Zu Außenseitern gemacht
Für Komplikationen sorgen nicht nur Naturgewalten, sondern auch böswillige Zeitgenossen. Wegen Marks Behinderung wollen zwei arrogante Bergsteiger die Gruppe in eine marode Hütte verfrachten. Als Mark anbietet, alleine dort zu schlafen, damit wenigstens seine Begleiter ein ordentliches Dach über dem Kopf haben, setzt der Häftling Wolf ein Signal der Solidarität: alle oder keiner. Kurz vor dem Ziel sabotieren die beiden Fieslinge sogar den Aufstieg der Jugendlichen, indem sie eine Behelfsbrücke über eine Gletscherspalte zerstören.
Entscheidungsfreiräume
Wolf und Mark, Gegenspieler auch um die Gunst von Lisa, liefern sich zunächst nur heftige Wortgefechte. Doch als es hart auf hart kommt, revanchiert sich Mark für Wolfs Einsatz mit einer großartigen Geste: Er ist bereit, auf die letzte Etappe zum Gipfel zu verzichten, damit Wolf sich in die ersehnte Freiheit absetzen kann, nachdem er sich durch eine Prügelei die vorzeitige Haftentlassung verscherzt hat. Diese Entscheidung wirkt um so bewegender, als sie Marks eigene Motivation betrifft, über die Besteigung seinem Vater nahe zu sein, mit dem er seinen Traum vom Gipfel geteilt hat. Und Lisa stellt sich am Schluss gegen Martin, der nach Wolfs Wortbruch die Exkursion für gescheitert erklärt und an der Möglichkeit seiner Resozialisierung zu zweifeln scheint.
Große Bilder – große Gefühle
In der Inszenierung zeigt der gebürtige Portugiese Alexandre erstaunlichen Mut zu großen Bildern und Gefühlen: Imposante Landschaftsaufnahmen, die teilweise unter schwierigen Bedingungen auf fast 4000 Meter Höhe entstanden, entsprechen den existenziellen Konflikten der Protagonisten auf der visuellen Ebene.
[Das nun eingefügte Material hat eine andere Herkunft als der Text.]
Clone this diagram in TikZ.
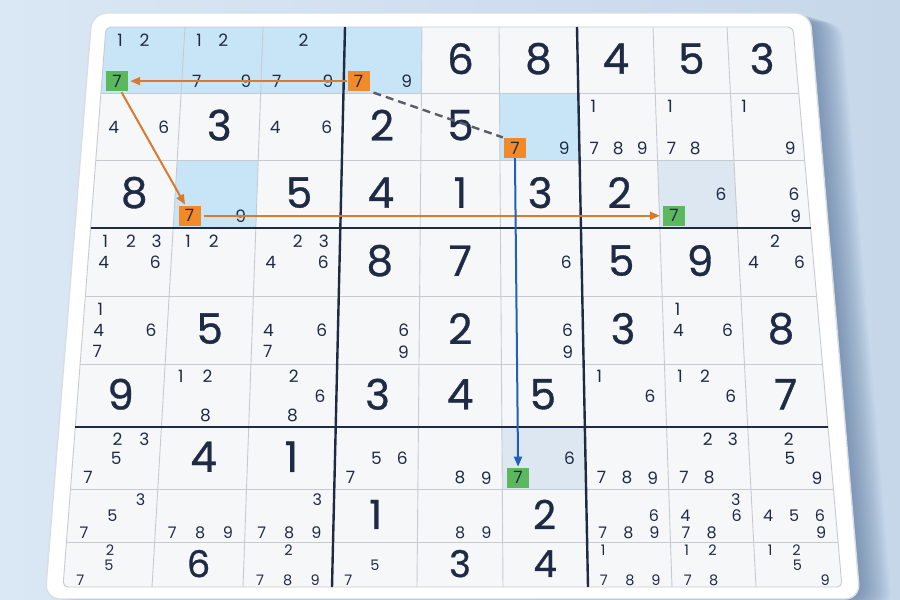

Auch wenn der emotionale Bogen gelegentlich sehr strapaziert wird, etwa wenn Lisa nur durch eine unglaubwürdige Heldentat Marks nicht in die Tiefe stürzt, gelingt es dem Regisseur insgesamt, ein Abdriften in den Kitsch zu vermeiden. Wesentlichen Anteil daran haben die lebensnahen und humorvollen Dialoge und der Off-Kommentar Marks, der den Gipfelsturm in der Diktion von
Raumschiff Enterprise mit eine Prise Ironie würzt. Nicht zuletzt die durchweg überzeugenden Leistungen des Darstellerensembles, das beträchtliche Strapazen auf sich nahm, machen
Gran Paradiso zu einem mitreißenden Kinostück, das auch dem Vergleich mit Hollywood-Reißern locker standhält.